While I enjoyed the thief’s new personality quirks and story progression, I was disappointed that there was no real character story growth or new character abilities that changed gameplay in a meaningful way. It felt like the story for this DLC was a short intermission.
It didn’t help that one of the encounters required you to pull a lever before time runs out to stop the poison gas, and I had the game freeze just as I pulled it. Fortunately, it was fixed by restarting the encounter and I didn’t have any other technical issues with the DLC.
But I do have two main complaints. The first is the short playtime. It took me just under nine hours to complete. In most cases, this would be fine for a $10 DLC. But during those nine hours was taking my time. I explored every section of the new map. I also had a hard time finding a few quest items. For most players, I would say cut off an hour or more from my playtime.
The second issue was most of the fights. When fighting the necromancers, almost every combat felt gimmicky. Casters would regularly use freezing spells, and the undead used knockdown abilities continually. Once a character is down, another undead would use execute to do massive damage.

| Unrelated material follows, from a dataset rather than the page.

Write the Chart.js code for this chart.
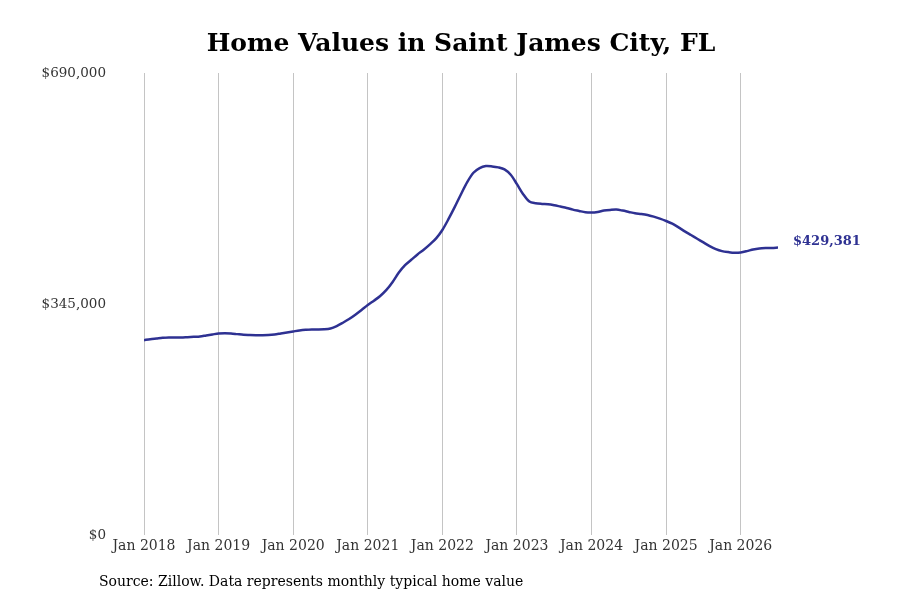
<!DOCTYPE html>
<html>
<head>
<meta charset="utf-8">
<script src="https://cdn.jsdelivr.net/npm/chart.js@4/dist/chart.umd.min.js"></script>
<style>
  html, body { margin: 0; padding: 0; background: #fff; }
  #wrap { width: 900px; height: 600px; position: relative; }
</style>
</head>
<body>
<div id="wrap"><canvas id="homeChart" width="900" height="600"></canvas></div>
<script>
// monthly typical home value, Jan 2018 .. Jul 2026
const startYear = 2018;
const homeValues = [
  291000, 292500, 293500, 294500, 295000, 295000, 295000, 295500, 296000, 296500, 298000, 299500,
  301000, 301500, 301000, 300000, 299000, 298700, 298500, 298500, 298700, 299500, 301000, 302500,
  304000, 305500, 306500, 307000, 307000, 307300, 308500, 312000, 317000, 322500, 329000, 336000,
  343500, 350000, 357000, 366000, 378000, 392000, 403000, 411000, 419000, 426000, 434000, 443000,
  455500, 472000, 490000, 509000, 527000, 541000, 548000, 551000, 550500, 549000, 546000, 538000,
  524000, 509000, 498000, 495500, 494500, 494000, 492500, 490500, 488500, 486000, 484000, 482000,
  481500, 482500, 484500, 485500, 486000, 484500, 482500, 480500, 479500, 478000, 475500, 472500,
  469000, 465000, 459500, 453500, 448000, 442500, 437000, 431500, 427000, 424000, 422500, 421500,
  422000, 424000, 426500, 428000, 428600, 428800, 429381
];
const xTickLabels = ['Jan 2018', 'Jan 2019', 'Jan 2020', 'Jan 2021', 'Jan 2022', 'Jan 2023', 'Jan 2024', 'Jan 2025', 'Jan 2026'];
const yTickValues = [0, 345000, 690000];

const lineColor = '#2e3192';
const serif = "'DejaVu Serif', serif";

const fmtMoney = v => '$' + Math.round(v).toLocaleString('en-US');

// title, source note and the last-value label
const extras = {
  id: 'extras',
  afterDraw(chart) {
    const ctx = chart.ctx;
    ctx.save();
    ctx.fillStyle = '#000';
    ctx.font = "bold 25px " + serif;
    ctx.textAlign = 'center';
    ctx.textBaseline = 'middle';
    ctx.fillText('Home Values in Saint James City, FL', 461, 44);

    ctx.font = "14px " + serif;
    ctx.textAlign = 'left';
    ctx.fillText('Source: Zillow. Data represents monthly typical home value', 99, 582);

    const meta = chart.getDatasetMeta(0);
    const last = meta.data[meta.data.length - 1];
    ctx.fillStyle = lineColor;
    ctx.font = "bold 13px " + serif;
    ctx.fillText(fmtMoney(homeValues[homeValues.length - 1]), last.x + 15, last.y - 6);
    ctx.restore();
  }
};

new Chart(document.getElementById('homeChart').getContext('2d'), {
  type: 'line',
  data: {
    datasets: [{
      data: homeValues.map((v, i) => ({ x: i, y: v })),
      borderColor: lineColor,
      borderWidth: 2.5,
      pointRadius: 0,
      tension: 0.3,
      fill: false
    }]
  },
  options: {
    responsive: false,
    animation: false,
    layout: { padding: { top: 73, right: 122, left: 0, bottom: 0 } },
    plugins: { legend: { display: false }, tooltip: { enabled: false } },
    scales: {
      x: {
        type: 'linear',
        min: 0,
        max: homeValues.length - 1,
        afterBuildTicks: s => { s.ticks = xTickLabels.map((_, i) => ({ value: i * 12 })); },
        afterFit: s => { s.height = 65; },
        grid: { color: '#c4c4c4', lineWidth: 1, drawTicks: false },
        border: { display: false },
        ticks: {
          padding: 3,
          color: '#333',
          font: { family: serif, size: 14 },
          maxRotation: 0,
          callback: v => xTickLabels[v / 12]
        }
      },
      y: {
        min: 0,
        max: 690000,
        afterBuildTicks: s => { s.ticks = yTickValues.map(v => ({ value: v })); },
        afterFit: s => { s.width = 144; },
        grid: { display: false, drawTicks: false },
        border: { display: false },
        ticks: {
          padding: 38,
          color: '#333',
          font: { family: serif, size: 13.5 },
          callback: v => fmtMoney(v)
        }
      }
    }
  },
  plugins: [extras]
});
</script>
</body>
</html>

These tactics locked down characters for multiple turns, which is fine once a fight, but this was happening multiple times each fight. It felt like the developers didn’t know how to handle a powerful group of characters in combat without continually using crowd control. Suddenly as a player, I am not having fun, and the fights felt dragged out. Because the DLC is so short, it compounded this issue, making it feel like most fights relied on these tactics.
The Ruins of Limis DLC had the potential to be another fun outing and a great addition to the game. Unfortunately, it needs a bit more content to explore and fewer combat encounters that relied on crowd control tactics. Even with the frustrating fights, I still somewhat enjoyed the experience. Hopefully, with the two DLCs still to come, Artefacts Studio will learn from the mistakes made in this one.
A copy of the game & DLC was provided for review.